Kallirachi follows the curve of its hillside in tiers, so its houses rise one above another like seats in a theatre. This amphitheatrical layout let every home share the western view, catch the breeze and drain rainwater down the slope.

Amphitheatrical building means the houses climb the slope in stepped rows, each set slightly higher than the one in front. Builders on Thassos used this arrangement wherever a village sat on a hillside, and Kallirachi shows it clearly. Every tier of homes looks over the roofs below toward the sea, so no house blocks another’s light or view. The stepped plan also suited the terrain, since level ground was scarce and terracing turned a steep incline into buildable plots. Stone retaining walls hold each level in place, doubling as the foundations for the houses above. The result reads from a distance as a single sweep of grey-roofed homes curving across the green hillside.

Defence shaped the choice of an inland, elevated site long before views mattered to visitors. Pirates and raiders worked the northern Aegean for centuries, and coastal settlements lay exposed to sudden attack. Villagers on Thassos answered by building their permanent homes uphill, hidden from the sea and easier to defend. The height of Kallirachi gave lookouts a clear line down to the coast, so residents spotted boats approaching the harbour long before they landed. The tight cluster of stone houses, packed close along narrow lanes, formed a defensive knot that strangers found hard to penetrate. Safety, not scenery, first drew people to this slope, and the layout still reflects that older logic.

Water management reinforced the terraced design across the whole village. Rain falling on the upper slopes runs downhill, and the stepped streets channel it away from the houses toward the valley below. Cisterns and stone gutters caught winter rainfall for use through the dry Aegean summer. Olive terraces on the surrounding hills used the same principle, holding soil and moisture on ground that would otherwise erode. Each retaining wall served double duty, supporting a house or a field while slowing the flow of water down the incline. This careful shaping of the slope allowed a farming community to thrive on land too steep for ordinary building or ploughing.

Sunlight and wind completed the reasons behind the amphitheatrical form.

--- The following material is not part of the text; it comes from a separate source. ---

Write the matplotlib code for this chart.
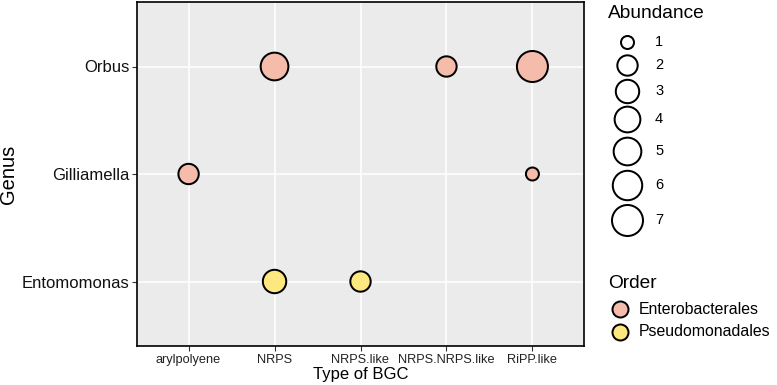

The west-facing tiers catch the afternoon and evening sun, warming the stone through the cooler months. Sea breezes rising up the slope in summer ventilate the packed lanes and courtyards, easing the heat. Narrow streets between tall houses stay shaded for most of the day, creating cool corridors even at midday. Villagers placed their courtyards and terraces to trap winter warmth and summer air alike. The layout of Kallirachi therefore answers climate no less than defence, turning a demanding hillside into a comfortable, workable place to live year round.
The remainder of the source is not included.